The t-test method (or Student’s t-test) uses the t-distribution of the estimated weighted rewards - assuming that the weighted rewards are normally distributed - to estimate the confidence interval of the policy value. It follows the t-distribution formula \(t = \frac{\hat{\mu} - \mu}{\hat{\sigma} / \sqrt{n}}\), where \(\hat{\mu}\) is the mean of the weighted rewards, \(\mu\) is the true mean of the weighted rewards, \(\hat{\sigma}\) is the standard deviation of the weighted rewards, and \(n\) is the number of samples. The confidence interval is then computed as:

\[[\hat{\mu} - t_{\mathrm{test}}(1 - \alpha, n-1) \frac{\hat{\sigma}}{\sqrt{n}}, \hat{\mu} + t_{\mathrm{test}}(1 - \alpha, n-1) \frac{\hat{\sigma}}{\sqrt{n}}]\]

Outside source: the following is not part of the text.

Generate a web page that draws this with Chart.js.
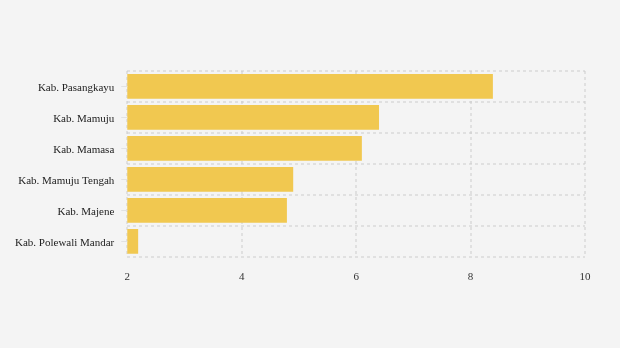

The input data is sampled from the estimated weighted rewards, using estimate_weighted_rewards().

Example:

ipw = InverseProbabilityWeighting()
ipw.set_parameters(
    target_policy_action_probabilities=target_policy_action_probabilities,
    behavior_policy_action_probabilities=behavior_policy_action_probabilities,
    rewards=rewards,
)
metrics = ipw.estimate_policy_value_with_confidence_interval(
    method="bootstrap", significance_level=0.05
)
print(metrics)

Should output something like:

{
    "lower_bound": 10.2128,
    "upper_bound": 10.6167,
    "mean": 10.4148,
    "std": 6.72408,
}
Parameters:
  • method – the method to use for estimating the confidence interval. Currently, only “bootstrap” and “t-test” are supported.

  • significance_level – the significance level of the confidence interval.

  • num_samples – the number of bootstrap samples to use. Only used when method is “bootstrap”.

Returns:

a dictionary containing the confidence interval of the policy value. The keys are:

  • ”lower_bound”: the lower bound of the policy value, given the significance level.

  • ”upper_bound”: the upper bound of the policy value, given the significance level.

  • ”mean”: the mean of the policy value.

  • ”std”: the standard deviation of the policy value.